The region’s companies must take decisive steps to embrace innovation and continuous improvement, since business disruption and change is coming through faster than ever.

The warning was made by progressive business leaders and advisers at a West of England leadership debate, held at the Bath Priory Hotel last week.

In a wide-ranging session that looked at fear and entrepreneurship, and at the best ways for cutting-edge companies to manage risk while continuously developing and testing new ideas, those at the table all talked about the innovation challenge – and explicitly at how best to carry innovation forward in a calculated way.

Change a constant

Mike Punter, executive chair of software and telephony business Innovecom, said what’s different for today’s businesses compared with even ten years ago is that change is more of a constant than ever. The speed of transformation today means innovation needs to be a core activity for every company rather than the responsibility of a particular unit or niche.

“Enlightened large companies in particular have always invested in new ideas, often as separate “skunkworks” projects,” said Punter, “exploring radical innovation whilst protecting core markets – even spinning out new ideas in separate companies. Like the insurance sector did in the 80s with its “direct writers” – an evolutionary step towards the online companies we now see. It’s clear to me that today, companies large and small need to go a step further, embracing continuous innovation – the art of executing on core products while continually inventing new products and business models.”

The old model – what’s sometimes called a skunkworks approach to innovation – puts high-priority or radical R&D projects in the hands of small teams that are freed from the accountabilities and management constraints that apply elsewhere in the business.

It might be a romantic idea – the elite team working on secret, high-value projects for big gains – but those around the table said the model was now outdated, because skunkworks is tied to innovation by exception, rather than innovation by design.

“If continuous innovation is the goal, you need clear rules around that proposition if it’s to work,” said Peter Quintana, founder of High Growth Knowledge Company.

“It’s no good just encouraging everyone in the company to think big – or even just to give them the space and time to develop new ideas. You also need to set parameters that make it easy to put a cap on risks and that keep innovation projects well-defined and accountable.”

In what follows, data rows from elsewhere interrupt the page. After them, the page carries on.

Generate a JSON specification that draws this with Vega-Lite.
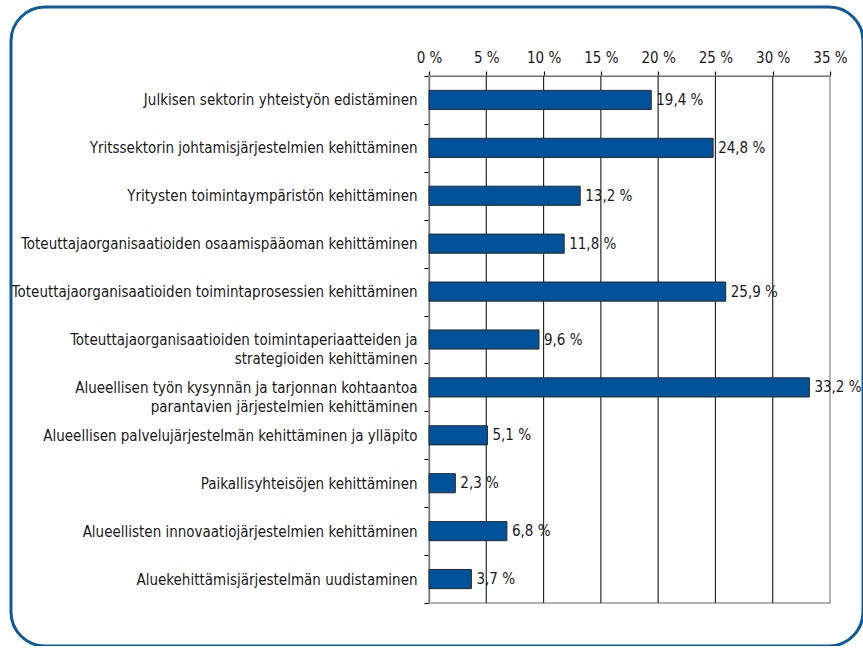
{
  "$schema": "https://vega.github.io/schema/vega-lite/v6.json",
  "width": 852,
  "height": 639,
  "autosize": {"type": "none"},
  "padding": {"left": 11, "top": 7, "right": 0, "bottom": 0},
  "config": {
    "view": {"stroke": "#0d5a9e", "strokeWidth": 3, "cornerRadius": 34, "fill": "white"},
    "font": "DejaVu Sans Condensed, sans-serif",
    "axis": {"labelColor": "#1a1a1a", "labelFont": "DejaVu Sans Condensed, sans-serif"}
  },
  "datasets": {
    "bars": [
      {"kategoria": "Julkisen sektorin yhteistyön edistäminen", "osuus": 19.4, "teksti": "19,4 %"},
      {"kategoria": "Yritssektorin johtamisjärjestelmien kehittäminen", "osuus": 24.8, "teksti": "24,8 %"},
      {"kategoria": "Yritysten toimintaympäristön kehittäminen", "osuus": 13.2, "teksti": "13,2 %"},
      {"kategoria": "Toteuttajaorganisaatioiden osaamispääoman kehittäminen", "osuus": 11.8, "teksti": "11,8 %"},
      {"kategoria": "Toteuttajaorganisaatioiden toimintaprosessien kehittäminen", "osuus": 25.9, "teksti": "25,9 %"},
      {"kategoria": "Toteuttajaorganisaatioiden toimintaperiaatteiden ja|strategioiden kehittäminen", "osuus": 9.6, "teksti": "9,6 %"},
      {"kategoria": "Alueellisen työn kysynnän ja tarjonnan kohtaantoa|parantavien järjestelmien kehittäminen", "osuus": 33.2, "teksti": "33,2 %"},
      {"kategoria": "Alueellisen palvelujärjestelmän kehittäminen ja ylläpito", "osuus": 5.1, "teksti": "5,1 %"},
      {"kategoria": "Paikallisyhteisöjen kehittäminen", "osuus": 2.3, "teksti": "2,3 %"},
      {"kategoria": "Alueellisten innovaatiojärjestelmien kehittäminen", "osuus": 6.8, "teksti": "6,8 %"},
      {"kategoria": "Aluekehittämisjärjestelmän uudistaminen", "osuus": 3.7, "teksti": "3,7 %"}
    ],
    "grid": [{"v": 5}, {"v": 10}, {"v": 15}, {"v": 20}, {"v": 25}, {"v": 30}],
    "frame": [{"alku": 0, "loppu": 35}]
  },
  "layer": [
    {
      "layer": [
        {
          "data": {"name": "frame"},
          "mark": {"type": "rect", "fill": null, "stroke": "#9a9a9a", "strokeWidth": 1.5},
          "encoding": {
            "x": {
              "field": "alku", "type": "quantitative",
              "scale": {"domain": [0, 35], "range": [418, 819], "nice": false},
              "axis": {
                "title": null, "orient": "top", "offset": -69,
                "values": [0, 5, 10, 15, 20, 25, 30, 35],
                "labelExpr": "datum.value + ' %'",
                "domainColor": "#000", "domainWidth": 1.2, "tickColor": "#000", "tickSize": 5, "tickWidth": 1.2,
                "labelFontSize": 15, "labelPadding": 6, "grid": false, "labelFlush": false, "labelOverlap": false
              }
            },
            "x2": {"field": "loppu"},
            "y": {"datum": 0, "type": "quantitative", "scale": {"domain": [0, 1], "range": [596, 69]}, "axis": null},
            "y2": {"datum": 1}
          }
        },
        {
          "data": {"name": "grid"},
          "mark": {"type": "rule", "color": "#2a2a2a", "strokeWidth": 1.2},
          "encoding": {
            "x": {"field": "v", "type": "quantitative"},
            "y": {"datum": 0, "type": "quantitative"},
            "y2": {"datum": 1}
          }
        }
      ]
    },
    {
      "data": {"name": "bars"},
      "encoding": {
        "y": {
          "field": "kategoria", "type": "nominal", "sort": null,
          "scale": {"range": [69, 596], "paddingInner": 0, "paddingOuter": 0},
          "axis": {
            "title": null, "orient": "left", "offset": -418,
            "domainColor": "#000", "domainWidth": 1.2, "tickColor": "#000", "tickSize": 5, "tickWidth": 1.2,
            "tickBand": "extent",
            "labelFontSize": 15, "labelPadding": 7, "labelLimit": 500, "labelLineHeight": 19,
            "labelExpr": "split(datum.label, '|')", "grid": false
          }
        }
      },
      "layer": [
        {
          "mark": {"type": "bar", "fill": "#00529b", "stroke": "#2b2b2b", "strokeWidth": 1, "height": {"band": 0.4}},
          "encoding": {
            "x": {"field": "osuus", "type": "quantitative"}
          }
        },
        {
          "mark": {"type": "text", "align": "left", "baseline": "middle", "dx": 5, "fontSize": 15, "color": "#1a1a1a"},
          "encoding": {
            "x": {"field": "osuus", "type": "quantitative"},
            "text": {"field": "teksti"}
          }
        }
      ]
    }
  ],
  "resolve": {"scale": {"y": "independent"}, "axis": {"y": "independent"}}
}
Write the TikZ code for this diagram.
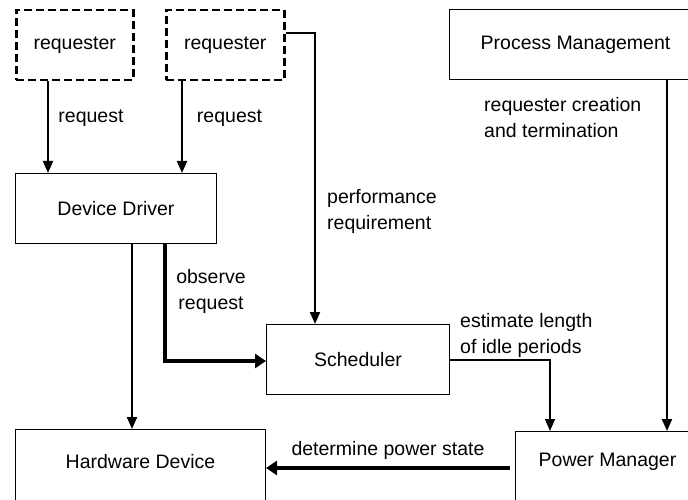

Quintana said one way to think about these self-imposed limits is as a ‘tripwire’ – once a particular limit is reached (whether a time limit or financial limit or some other constraint), an individual or team has to check in on the project and get scrutiny of it via a considered review process.

Rob Cosgrove, business development director for the cloud business apps business Insight Global, said this kind of innovation-within-limits approach was the best of both worlds.

“There is nothing worse than if risk-taking is frowned on and blocked internally in a business, but enabling innovation can’t be a free-for-all, either. Putting in place some constraints is clearly the way ahead.”

Culture of courage

But those at the session also argued for more than a rules-based approach to unlock the innovation opportunity.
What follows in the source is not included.